Kathryn Bigelow a conscience de ne pas être la réalisatrice idéale pour Detroit, en raison de son statut de femme blanche. L'importance de raconter cette histoire l'a toutefois emporté sur ses appréhensions.

Detroit se souvient des émeutes

Pour souligner le 50e anniversaire des «émeutes de la 12e Rue», deux musées de Detroit présentent des expositions portant sur ces évènements. Au Museum of African American History, on peut voir jusqu'en janvier 2018 l'exposition Say It Loud: Art, History, Rebellion. De son côté, le magnifique Detroit Institute of Arts présente Art of the Rebellion: Black Art of the Civil Rights Movement. Cette exposition nous fait découvrir 34 oeuvres d'artistes afro-américains actifs dans les années 60 et 70 et nous montre, films d'archives à l'appui, la violence vécue par les habitants de la ville en juillet 1967.
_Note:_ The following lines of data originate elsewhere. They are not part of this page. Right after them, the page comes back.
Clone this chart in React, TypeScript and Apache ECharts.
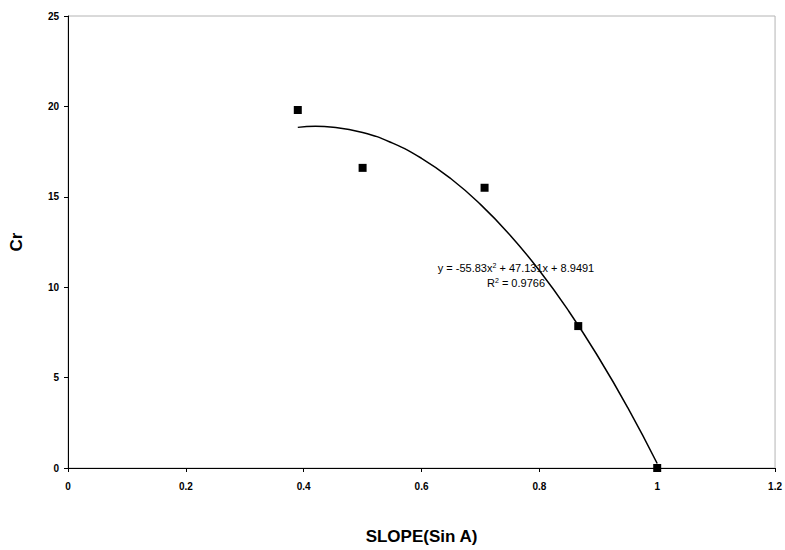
import React, { useEffect, useRef } from "react";
import * as echarts from "echarts";

const sinA = [0.39, 0.5, 0.707, 0.866, 1.0];
const crValues = [19.8, 16.6, 15.5, 7.85, 0];

// trendline points
const trendX = [0.39, 0.42, 0.45, 0.5, 0.55, 0.6, 0.65, 0.7, 0.75, 0.8, 0.85, 0.9, 0.95, 1.0];
const trendY = [18.84, 18.9, 18.85, 18.56, 17.98, 17.13, 16.0, 14.58, 12.89, 10.92, 8.67, 6.14, 3.34, 0.25];

const equationText = "y = -55.83x{sup|2} + 47.131x + 8.9491";
const r2Text = "R{sup|2} = 0.9766";

const FONT = "'Liberation Sans', Arial, sans-serif";

export default function App() {
  const ref = useRef<HTMLDivElement>(null);
  useEffect(() => {
    document.body.style.margin = "0";
    if (!ref.current) return;
    const chart = echarts.init(ref.current, null, { renderer: "svg" });
    chart.setOption({
      animation: false,
      backgroundColor: "#fff",
      grid: {
        left: 67,
        right: 7,
        top: 16,
        bottom: 80,
        show: true,
        borderColor: "#b4b4b4",
        borderWidth: 1,
      },
      xAxis: {
        type: "value",
        min: 0,
        max: 1.2,
        interval: 0.2,
        name: "SLOPE(Sin A)",
        nameLocation: "middle",
        nameGap: 60,
        nameTextStyle: { fontFamily: FONT, fontWeight: "bold", fontSize: 17, color: "#000" },
        axisLine: { show: true, onZero: false, lineStyle: { color: "#000", width: 1 } },
        axisTick: { show: true, length: 4, lineStyle: { color: "#000" } },
        axisLabel: {
          fontFamily: FONT,
          fontWeight: "bold",
          fontSize: 10,
          color: "#000",
          margin: 13,
          formatter: (v: number) => String(Math.round(v * 10) / 10),
        },
        splitLine: { show: false },
      },
      yAxis: {
        type: "value",
        min: 0,
        max: 25,
        interval: 5,
        name: "Cr",
        nameLocation: "middle",
        nameGap: 43,
        nameRotate: 90,
        nameTextStyle: { fontFamily: FONT, fontWeight: "bold", fontSize: 17, color: "#000" },
        axisLine: { show: true, onZero: false, lineStyle: { color: "#000", width: 1 } },
        axisTick: { show: true, length: 4, lineStyle: { color: "#000" } },
        axisLabel: {
          fontFamily: FONT,
          fontWeight: "bold",
          fontSize: 10,
          color: "#000",
          margin: 9,
        },
        splitLine: { show: false },
      },
      series: [
        {
          type: "line",
          data: trendX.map((x, i) => [x, trendY[i]]),
          smooth: true,
          showSymbol: false,
          symbol: "none",
          lineStyle: { color: "#000", width: 1.5 },
          z: 2,
        },
        {
          type: "scatter",
          data: sinA.map((x, i) => [x, crValues[i]]),
          symbol: "rect",
          symbolSize: 8,
          itemStyle: { color: "#000", opacity: 1 },
          z: 3,
        },
      ],
      graphic: [
        {
          type: "text",
          x: 516,
          y: 268,
          style: {
            text: equationText,
            fontFamily: FONT,
            fontSize: 11,
            fill: "#000",
            align: "center",
            verticalAlign: "middle",
            rich: {
              sup: { fontSize: 7, verticalAlign: "top", padding: [0, 0, 6, 0], fontFamily: FONT, fill: "#000" },
            },
          },
          z: 10,
        },
        {
          type: "text",
          x: 516,
          y: 283,
          style: {
            text: r2Text,
            fontFamily: FONT,
            fontSize: 11,
            fill: "#000",
            align: "center",
            verticalAlign: "middle",
            rich: {
              sup: { fontSize: 7, verticalAlign: "top", padding: [0, 0, 6, 0], fontFamily: FONT, fill: "#000" },
            },
          },
          z: 10,
        },
      ],
    });
    return () => chart.dispose();
  }, []);
  return <div ref={ref} style={{ width: 785, height: 550 }} />;
}
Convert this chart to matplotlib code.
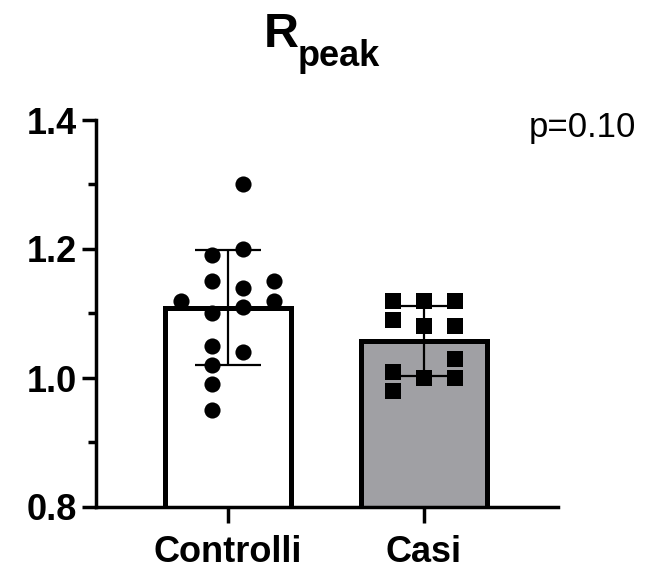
import numpy as np
import matplotlib
matplotlib.use("Agg")
import matplotlib.pyplot as plt
from matplotlib.ticker import MultipleLocator

plt.rcParams['font.family'] = ['Liberation Sans', 'DejaVu Sans']

# Data
groups = ["Controlli", "Casi"]
controlli = [1.30, 1.20, 1.19, 1.15, 1.15, 1.14, 1.12, 1.12, 1.11, 1.10,
             1.05, 1.04, 1.02, 0.99, 0.95]
casi = [1.12, 1.12, 1.12, 1.09, 1.08, 1.08, 1.03, 1.01, 1.00, 1.00, 0.98]
p_text = "p=0.10"
y_ticks = [0.8, 1.0, 1.2, 1.4]

# Column-scatter lanes (in units of marker spacing) for each point
controlli_lane = [0.5, 0.5, -0.5, -0.5, 1.5, 0.5, -1.5, 1.5, 0.5, -0.5,
                  -0.5, 0.5, -0.5, -0.5, -0.5]
casi_lane = [-1, 0, 1, -1, 0, 1, 1, -1, 0, 1, -1]
lane_step = 0.158

values = [np.array(controlli), np.array(casi)]
means = [v.mean() for v in values]
sds = [v.std(ddof=1) for v in values]
xpos = np.arange(len(groups))

fig = plt.figure(figsize=(6.51, 5.73), dpi=100)
ax = fig.add_axes([96 / 651, 66 / 573, 462 / 651, 387 / 573])

ax.bar(xpos, means, width=0.64, bottom=0, color=["white", "#A0A0A4"],
       edgecolor="black", linewidth=3.6, zorder=2)
ax.errorbar(xpos, means, yerr=sds, fmt="none", ecolor="black",
            elinewidth=1.6, capsize=24, capthick=1.6, zorder=3)

ax.scatter(xpos[0] + np.array(controlli_lane) * lane_step, values[0],
           s=135, marker="o", color="black", linewidths=0, zorder=4)
ax.scatter(xpos[1] + np.array(casi_lane) * lane_step, values[1],
           s=125, marker="s", color="black", linewidths=0, zorder=4)

ax.set_xlim(-0.673, 1.684)
ax.set_ylim(0.8, 1.4)

for side in ("top", "right"):
    ax.spines[side].set_visible(False)
for side in ("left", "bottom"):
    ax.spines[side].set_linewidth(2.5)
    ax.spines[side].set_zorder(5)

ax.set_yticks(y_ticks)
ax.set_yticklabels([f"{t:.1f}" for t in y_ticks], fontsize=26,
                   fontweight="bold")
ax.yaxis.set_minor_locator(MultipleLocator(0.1))
ax.tick_params(axis="y", which="major", length=10, width=2.5, pad=4)
ax.tick_params(axis="y", which="minor", length=5.5, width=2.5)

ax.set_xticks(xpos)
ax.set_xticklabels(groups, fontsize=26, fontweight="bold")
ax.tick_params(axis="x", which="major", length=11.5, width=2.5, pad=9)

# Title: R with subscript "peak"
fig.text(299 / 651, 1 - 47 / 573, "R", fontsize=35, fontweight="bold",
         ha="right", va="baseline")
fig.text(298 / 651, 1 - 66 / 573, "peak", fontsize=26, fontweight="bold",
         ha="left", va="baseline")

fig.text(636 / 651, 1 - 137 / 573, p_text, fontsize=25,
         ha="right", va="baseline")

fig.savefig("out.png", dpi=100)
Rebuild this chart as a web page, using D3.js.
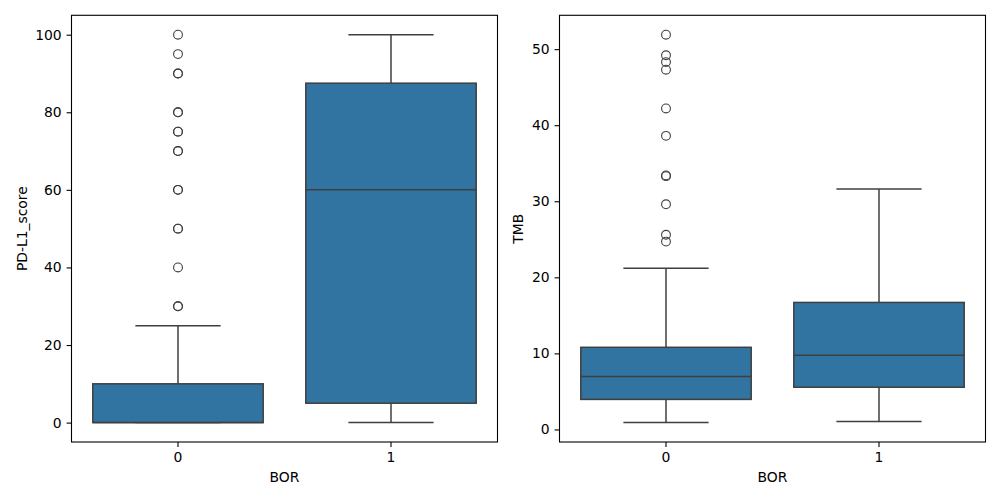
<!DOCTYPE html>
<html>
<head>
  <meta charset="utf-8">
  <title>PD-L1 score and TMB by BOR</title>
  <script src="https://cdn.jsdelivr.net/npm/d3@7"></script>
  <style>
    body { margin: 0; background: #fff; }
    svg { display: block; }
    text { font-family: "DejaVu Sans", sans-serif; fill: #000; }
    .tick line { stroke: #000; stroke-width: 1.1; }
    .tick text { font-size: 13.9px; }
  </style>
</head>
<body>
<script>
// categories on the x axis
var groups = ["0", "1"];

// PD-L1_score box stats per group
var pdl1Q1 = [0, 5];
var pdl1Median = [0, 60];
var pdl1Q3 = [10, 87.5];
var pdl1WhiskerLow = [0, 0];
var pdl1WhiskerHigh = [25, 100];
var pdl1Outliers0 = [30, 30, 40, 50, 50, 60, 60, 70, 70, 75, 75, 80, 80, 90, 90, 95, 100];
var pdl1Outliers1 = [];
var pdl1Ticks = [0, 20, 40, 60, 80, 100];

// TMB box stats per group
var tmbQ1 = [3.95, 5.55];
var tmbMedian = [6.97, 9.74];
var tmbQ3 = [10.8, 16.7];
var tmbWhiskerLow = [0.9, 1.05];
var tmbWhiskerHigh = [21.2, 31.6];
var tmbOutliers0 = [24.7, 25.6, 29.6, 33.3, 33.4, 38.6, 42.2, 47.3, 48.3, 49.2, 51.9];
var tmbOutliers1 = [];
var tmbTicks = [0, 10, 20, 30, 40, 50];

var boxFill = "#3274a1",
    lineColor = "#3f3f3f";

var svg = d3.select("body").append("svg")
    .attr("width", 1000)
    .attr("height", 500);

function buildStats(q1, med, q3, lo, hi, outs) {
  return groups.map(function(g, i) {
    return {group: g, q1: q1[i], median: med[i], q3: q3[i],
            lo: lo[i], hi: hi[i], outliers: outs[i]};
  });
}

function drawPanel(opts) {
  var left = opts.left, right = opts.right, top = 15.3, bottom = 442;
  var stats = opts.stats;

  // y domain: data range padded 5% like matplotlib
  var allVals = [];
  stats.forEach(function(s) {
    allVals.push(s.lo, s.hi);
    allVals = allVals.concat(s.outliers);
  });
  var mn = d3.min(allVals), mx = d3.max(allVals), pad = (mx - mn) * 0.05;

  var y = d3.scaleLinear().domain([mn - pad, mx + pad]).range([bottom, top]);
  var x = d3.scaleBand().domain(groups).range([left, right]).padding(0);

  var g = svg.append("g");
  var bw = x.bandwidth() * 0.8;

  var box = g.selectAll(".box").data(stats).enter().append("g").attr("class", "box");

  // whiskers
  box.append("line")
      .attr("x1", function(d) { return x(d.group) + x.bandwidth() / 2; })
      .attr("x2", function(d) { return x(d.group) + x.bandwidth() / 2; })
      .attr("y1", function(d) { return y(d.q3); })
      .attr("y2", function(d) { return y(d.hi); })
      .attr("stroke", lineColor).attr("stroke-width", 1.5);
  box.append("line")
      .attr("x1", function(d) { return x(d.group) + x.bandwidth() / 2; })
      .attr("x2", function(d) { return x(d.group) + x.bandwidth() / 2; })
      .attr("y1", function(d) { return y(d.q1); })
      .attr("y2", function(d) { return y(d.lo); })
      .attr("stroke", lineColor).attr("stroke-width", 1.5);
  // caps
  [["hi"], ["lo"]].forEach(function(k) {
    box.append("line")
        .attr("x1", function(d) { return x(d.group) + x.bandwidth() / 2 - bw / 4; })
        .attr("x2", function(d) { return x(d.group) + x.bandwidth() / 2 + bw / 4; })
        .attr("y1", function(d) { return y(d[k[0]]); })
        .attr("y2", function(d) { return y(d[k[0]]); })
        .attr("stroke", lineColor).attr("stroke-width", 1.5);
  });

  // boxes
  box.append("rect")
      .attr("x", function(d) { return x(d.group) + (x.bandwidth() - bw) / 2; })
      .attr("width", bw)
      .attr("y", function(d) { return y(d.q3); })
      .attr("height", function(d) { return y(d.q1) - y(d.q3); })
      .attr("fill", boxFill)
      .attr("stroke", lineColor).attr("stroke-width", 1.5);

  // median
  box.append("line")
      .attr("x1", function(d) { return x(d.group) + (x.bandwidth() - bw) / 2; })
      .attr("x2", function(d) { return x(d.group) + (x.bandwidth() + bw) / 2; })
      .attr("y1", function(d) { return y(d.median); })
      .attr("y2", function(d) { return y(d.median); })
      .attr("stroke", lineColor).attr("stroke-width", 1.5);

  // outliers
  box.each(function(d) {
    d3.select(this).selectAll("circle").data(d.outliers).enter().append("circle")
        .attr("cx", x(d.group) + x.bandwidth() / 2)
        .attr("cy", function(v) { return y(v); })
        .attr("r", 4.4)
        .attr("fill", "none")
        .attr("stroke", lineColor).attr("stroke-width", 1.1);
  });

  // axes
  g.append("g")
      .attr("transform", "translate(" + left + ",0)")
      .call(d3.axisLeft(y).tickValues(opts.ticks).tickSize(4.9).tickPadding(4.9).tickFormat(d3.format("d")))
      .call(function(a) { a.select(".domain").remove(); });
  g.append("g")
      .attr("transform", "translate(0," + bottom + ")")
      .call(d3.axisBottom(x).tickSize(4.9).tickPadding(4.9))
      .call(function(a) { a.select(".domain").remove(); });

  g.selectAll(".tick text").attr("font-family", "DejaVu Sans");

  // frame
  g.append("rect")
      .attr("x", left).attr("y", top)
      .attr("width", right - left).attr("height", bottom - top)
      .attr("fill", "none").attr("stroke", "#000").attr("stroke-width", 1.1);

  // labels
  g.append("text")
      .attr("x", (left + right) / 2).attr("y", 482)
      .attr("text-anchor", "middle")
      .style("font-size", "13.9px")
      .text("BOR");
  g.append("text")
      .attr("transform", "translate(" + opts.ylabelX + "," + (top + bottom) / 2 + ") rotate(-90)")
      .attr("text-anchor", "middle")
      .style("font-size", "13.9px")
      .text(opts.ylabel);
}

drawPanel({
  left: 71.5, right: 497.5, ylabelX: 26.5, ylabel: "PD-L1_score", ticks: pdl1Ticks,
  stats: buildStats(pdl1Q1, pdl1Median, pdl1Q3, pdl1WhiskerLow, pdl1WhiskerHigh, [pdl1Outliers0, pdl1Outliers1])
});
drawPanel({
  left: 559.5, right: 985.5, ylabelX: 522.5, ylabel: "TMB", ticks: tmbTicks,
  stats: buildStats(tmbQ1, tmbMedian, tmbQ3, tmbWhiskerLow, tmbWhiskerHigh, [tmbOutliers0, tmbOutliers1])
});
</script>
</body>
</html>
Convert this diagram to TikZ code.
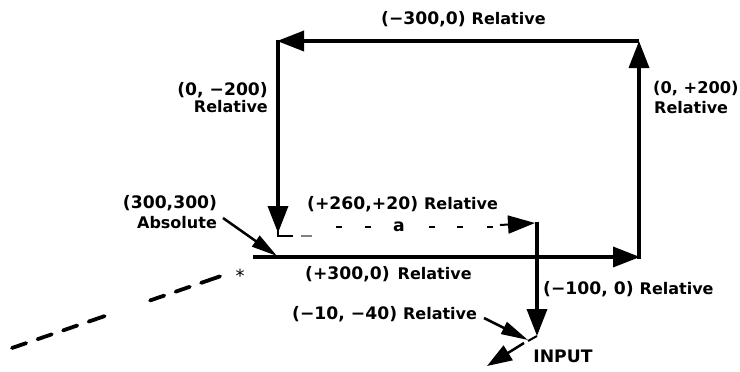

Quant à la société Annapura Pictures, qui produit et distribue le film de Kathryn Bigelow, elle a fait appel à des artistes locaux pour réaliser une demi-douzaine de murales géantes qui font la promotion du film sur certains édifices de la ville.

Ces commémorations ne plaisent pas à tout le monde. La communauté d'affaires de Detroit s'inquiète que ce triste anniversaire éclipse les efforts de relance de la ville qui se remet tranquillement d'une crise économique sans précédent. Questionné à ce sujet en conférence de presse, le scénariste Mark Boal a rappelé qu'il était important de se souvenir des émeutes, car elles font partie de l'histoire du pays. Il a dit souhaiter que le film serve de tremplin pour parler de ce qui va bien et moins bien dans la ville. Plusieurs reportages publiés à Detroit ces jours-ci rappellent en effet que l'embourgeoisement que connaît la principale ville du Michigan actuellement se fait au détriment de la communauté noire, qui compose pourtant 80 % de la population.